- **Records with drawing code**:
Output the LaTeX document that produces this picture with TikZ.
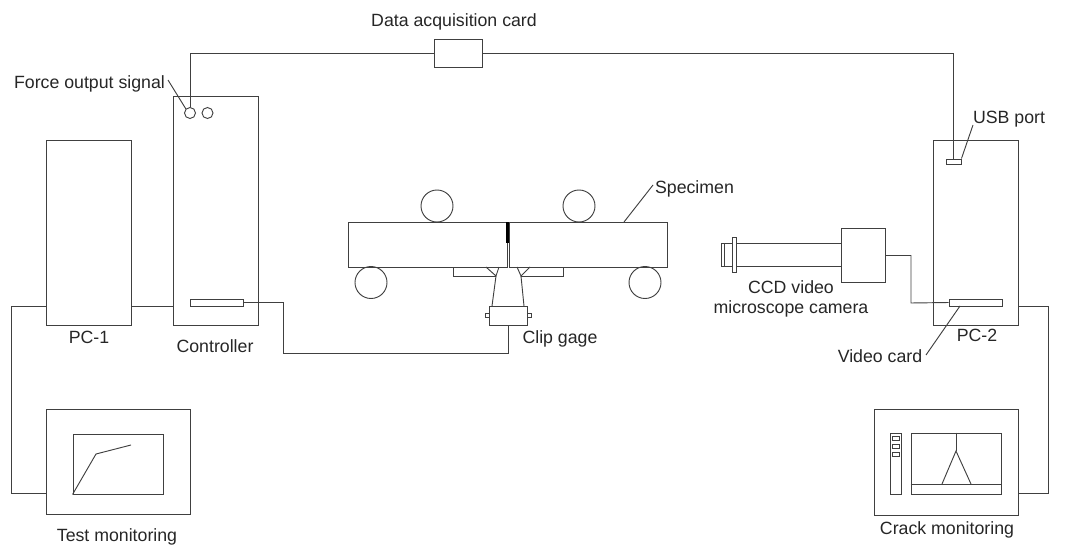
\documentclass[tikz,border=0pt]{standalone}
\usepackage{fontspec}
\setmainfont{Liberation Sans}
\usetikzlibrary{positioning,calc}

\def\u{0.75pt}
\tikzset{
  wire/.style={line width=0.7pt,draw=black!75},
  box/.style={wire,rectangle,inner sep=0pt,minimum width=#1},
  tall/.style={minimum height=#1*\u},
  roller/.style={wire,circle,inner sep=0pt,minimum size=32*\u},
  port/.style={wire,circle,inner sep=0pt,minimum size=11*\u},
  label/.style={inner sep=0pt,font=\fontsize{13.3pt}{14.3pt}\selectfont,text=black!85}
}

\begin{document}
\begin{tikzpicture}[x=\u,y=-\u]
  \useasboundingbox (0,0) rectangle (1068,546);

  % Computers and controller.
  \node[box=85*\u,tall=185] (pc1) at (88.5,232.5) {};
  \node[box=85*\u,tall=229] (ctrl) at (215.5,210.5) {};
  \node[box=85*\u,tall=185] (pc2) at (975.5,232.5) {};
  \node[port] (force) at (190,113) {};
  \node[port] (spare) at (207.5,113) {};
  \node[box=53*\u,tall=7] (ctrlcard) at (216.5,302.5) {};
  \node[box=15*\u,tall=5] (usb) at (953.5,161.5) {};
  \node[box=53*\u,tall=7] (videocard) at (975.5,302.5) {};
  \node[box=48*\u,tall=28] (daq) at (458,53) {};

  % Specimen and rollers.
  \node[box=159*\u,tall=45] (specl) at (427.5,244.5) {};
  \node[box=158*\u,tall=45] (specr) at (588,244.5) {};
  \draw[line width=2pt] (507.8,222) -- (507.8,243);
  \foreach \x/\y/\name in {437/206/rolla,579/206/rollb,371/282.5/rollc,645/282.5/rolld}{
    \node[roller] (\name) at (\x,\y) {};
  }

  % Clip gage.
  \node[box=38*\u,tall=19] (gage) at (508,315.5) {};
  \node[box=4*\u,tall=4] (gagel) at (487,315) {};
  \node[box=4*\u,tall=4] (gager) at (529,315) {};
  \coordinate (clipl) at (496,276);
  \coordinate (clipr) at (521,276);
  \draw[wire] (453,267) -- (453,276) -- (clipl);
  \draw[wire] (563,267) -- (563,276) -- (clipr);
  \draw[wire] (486,267) -- (clipl) -- (499,267);
  \draw[wire] (517,267) -- (clipr) -- (530,267);
  \draw[wire] (clipl) -- (492,306);
  \draw[wire] (clipr) -- (524,306);

  % Camera.
  \node[box=44*\u,tall=54] (head) at (863,255.5) {};
  \node[box=105*\u,tall=23] (tube) at (788.5,254.5) {};
  \node[box=4*\u,tall=35] (flange) at (734,254.5) {};
  \node[box=11*\u,tall=23] (cap) at (726.5,254.5) {};
  \draw[wire] (724,243) -- (724,266);

  % Test monitor.
  \node[box=144*\u,tall=105] (testmon) at (118,461.5) {};
  \node[box=90*\u,tall=60] (testscreen) at (118,464) {};
  \draw[wire] (testscreen.south west) -- (96,454) -- (131,445);

  % Crack monitor.
  \node[box=144*\u,tall=106] (crackmon) at (946,462) {};
  \node[box=90*\u,tall=61] (crackscreen) at (956,463.5) {};
  \node[box=11*\u,tall=61] (panel) at (895.5,463.5) {};
  \foreach \y in {438,446,454}{
    \node[box=7*\u,tall=4] at (895.5,\y) {};
  }
  \coordinate (tip) at (956,451);
  \draw[wire] (crackscreen.west |- 0,484) -- (crackscreen.east |- 0,484);
  \draw[wire] (crackscreen.north) -- (tip);
  \draw[wire] (942,484) -- (tip) -- (971,484);

  % Wiring.
  \coordinate (pcbus) at (11,306);
  \coordinate (crackbus) at (1048,306);
  \coordinate (gagebus) at (283,353);
  \draw[wire] (force.north) |- (daq.west);
  \draw[wire] (daq.east) -| (usb.north);
  \draw[wire] (pc1.west |- pcbus) -- (pcbus) |- (testmon.west |- 0,493);
  \draw[wire] (pc1.east |- pcbus) -- (ctrl.west |- pcbus);
  \draw[wire] (ctrlcard.east) -| (gagebus) -| (gage.south);
  \draw[wire] (head.east) -| (911,303) -- (videocard.west);
  \draw[wire] (pc2.east |- crackbus) -- (crackbus) |- (crackmon.east |- 0,493);

  % Labels and their leaders.
  \node[label] (daqtext) at (454,22) {Data acquisition card};
  \node[label] (forcetext) at (89.5,84) {Force output signal};
  \node[label] (usbtext) at (1009,119) {USB port};
  \node[label] (spectext) at (694.5,189) {Specimen};
  \node[label,align=center] (camtext) at (791,299) {CCD video\\[1.2pt]microscope camera};
  \node[label] (pc1text) at (89,337) {PC-1};
  \node[label] (ctrltext) at (215,346) {Controller};
  \node[label] (cliptext) at (560,339) {Clip gage};
  \node[label] (pc2text) at (977,335) {PC-2};
  \node[label] (videotext) at (880,356) {Video card};
  \node[label] (testtext) at (117,537) {Test monitoring};
  \node[label] (cracktext) at (947,530) {Crack monitoring};
  \draw[wire] (168,80) -- (force.north west);
  \draw[wire] (usb.north east) -- (973,125);
  \draw[wire] (624,222) -- (653,185);
  \draw[wire] (960,306) -- (926,355);
\end{tikzpicture}
\end{document}
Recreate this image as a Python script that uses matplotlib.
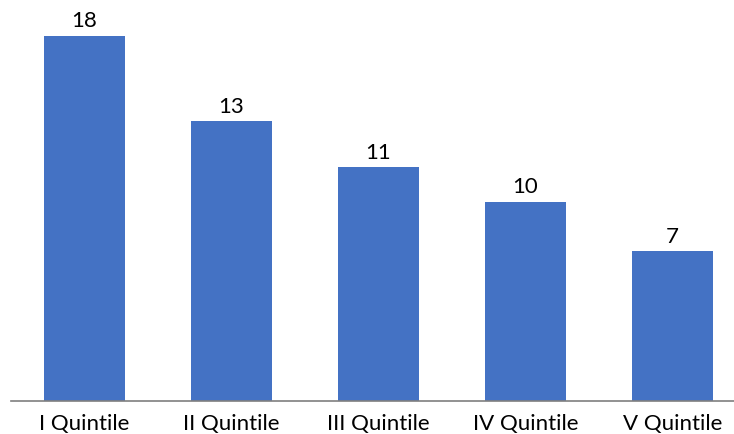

- **GIVEN EXERCISE**: Repeat the material above in full and unchanged, minus its images.

- **SOLUTION TO THE PROBLEM**:
Output the LaTeX document that produces this picture with TikZ.
\documentclass[tikz,border=0pt]{standalone}
\usepackage{fontspec}
\setmainfont{Liberation Sans}
\usetikzlibrary{positioning,calc}

\def\u{0.75pt}
\tikzset{
  wire/.style={line width=0.7pt,draw=black!75},
  box/.style={wire,rectangle,inner sep=0pt,minimum width=#1},
  tall/.style={minimum height=#1*\u},
  roller/.style={wire,circle,inner sep=0pt,minimum size=32*\u},
  port/.style={wire,circle,inner sep=0pt,minimum size=11*\u},
  label/.style={inner sep=0pt,font=\fontsize{13.3pt}{14.3pt}\selectfont,text=black!85}
}

\begin{document}
\begin{tikzpicture}[x=\u,y=-\u]
  \useasboundingbox (0,0) rectangle (1068,546);

  % Computers and controller.
  \node[box=85*\u,tall=185] (pc1) at (88.5,232.5) {};
  \node[box=85*\u,tall=229] (ctrl) at (215.5,210.5) {};
  \node[box=85*\u,tall=185] (pc2) at (975.5,232.5) {};
  \node[port] (force) at (190,113) {};
  \node[port] (spare) at (207.5,113) {};
  \node[box=53*\u,tall=7] (ctrlcard) at (216.5,302.5) {};
  \node[box=15*\u,tall=5] (usb) at (953.5,161.5) {};
  \node[box=53*\u,tall=7] (videocard) at (975.5,302.5) {};
  \node[box=48*\u,tall=28] (daq) at (458,53) {};

  % Specimen and rollers.
  \node[box=159*\u,tall=45] (specl) at (427.5,244.5) {};
  \node[box=158*\u,tall=45] (specr) at (588,244.5) {};
  \draw[line width=2pt] (507.8,222) -- (507.8,243);
  \foreach \x/\y/\name in {437/206/rolla,579/206/rollb,371/282.5/rollc,645/282.5/rolld}{
    \node[roller] (\name) at (\x,\y) {};
  }

  % Clip gage.
  \node[box=38*\u,tall=19] (gage) at (508,315.5) {};
  \node[box=4*\u,tall=4] (gagel) at (487,315) {};
  \node[box=4*\u,tall=4] (gager) at (529,315) {};
  \coordinate (clipl) at (496,276);
  \coordinate (clipr) at (521,276);
  \draw[wire] (453,267) -- (453,276) -- (clipl);
  \draw[wire] (563,267) -- (563,276) -- (clipr);
  \draw[wire] (486,267) -- (clipl) -- (499,267);
  \draw[wire] (517,267) -- (clipr) -- (530,267);
  \draw[wire] (clipl) -- (492,306);
  \draw[wire] (clipr) -- (524,306);

  % Camera.
  \node[box=44*\u,tall=54] (head) at (863,255.5) {};
  \node[box=105*\u,tall=23] (tube) at (788.5,254.5) {};
  \node[box=4*\u,tall=35] (flange) at (734,254.5) {};
  \node[box=11*\u,tall=23] (cap) at (726.5,254.5) {};
  \draw[wire] (724,243) -- (724,266);

  % Test monitor.
  \node[box=144*\u,tall=105] (testmon) at (118,461.5) {};
  \node[box=90*\u,tall=60] (testscreen) at (118,464) {};
  \draw[wire] (testscreen.south west) -- (96,454) -- (131,445);

  % Crack monitor.
  \node[box=144*\u,tall=106] (crackmon) at (946,462) {};
  \node[box=90*\u,tall=61] (crackscreen) at (956,463.5) {};
  \node[box=11*\u,tall=61] (panel) at (895.5,463.5) {};
  \foreach \y in {438,446,454}{
    \node[box=7*\u,tall=4] at (895.5,\y) {};
  }
  \coordinate (tip) at (956,451);
  \draw[wire] (crackscreen.west |- 0,484) -- (crackscreen.east |- 0,484);
  \draw[wire] (crackscreen.north) -- (tip);
  \draw[wire] (942,484) -- (tip) -- (971,484);

  % Wiring.
  \coordinate (pcbus) at (11,306);
  \coordinate (crackbus) at (1048,306);
  \coordinate (gagebus) at (283,353);
  \draw[wire] (force.north) |- (daq.west);
  \draw[wire] (daq.east) -| (usb.north);
  \draw[wire] (pc1.west |- pcbus) -- (pcbus) |- (testmon.west |- 0,493);
  \draw[wire] (pc1.east |- pcbus) -- (ctrl.west |- pcbus);
  \draw[wire] (ctrlcard.east) -| (gagebus) -| (gage.south);
  \draw[wire] (head.east) -| (911,303) -- (videocard.west);
  \draw[wire] (pc2.east |- crackbus) -- (crackbus) |- (crackmon.east |- 0,493);

  % Labels and their leaders.
  \node[label] (daqtext) at (454,22) {Data acquisition card};
  \node[label] (forcetext) at (89.5,84) {Force output signal};
  \node[label] (usbtext) at (1009,119) {USB port};
  \node[label] (spectext) at (694.5,189) {Specimen};
  \node[label,align=center] (camtext) at (791,299) {CCD video\\[1.2pt]microscope camera};
  \node[label] (pc1text) at (89,337) {PC-1};
  \node[label] (ctrltext) at (215,346) {Controller};
  \node[label] (cliptext) at (560,339) {Clip gage};
  \node[label] (pc2text) at (977,335) {PC-2};
  \node[label] (videotext) at (880,356) {Video card};
  \node[label] (testtext) at (117,537) {Test monitoring};
  \node[label] (cracktext) at (947,530) {Crack monitoring};
  \draw[wire] (168,80) -- (force.north west);
  \draw[wire] (usb.north east) -- (973,125);
  \draw[wire] (624,222) -- (653,185);
  \draw[wire] (960,306) -- (926,355);
\end{tikzpicture}
\end{document}
Recreate this image as a Python script that uses matplotlib.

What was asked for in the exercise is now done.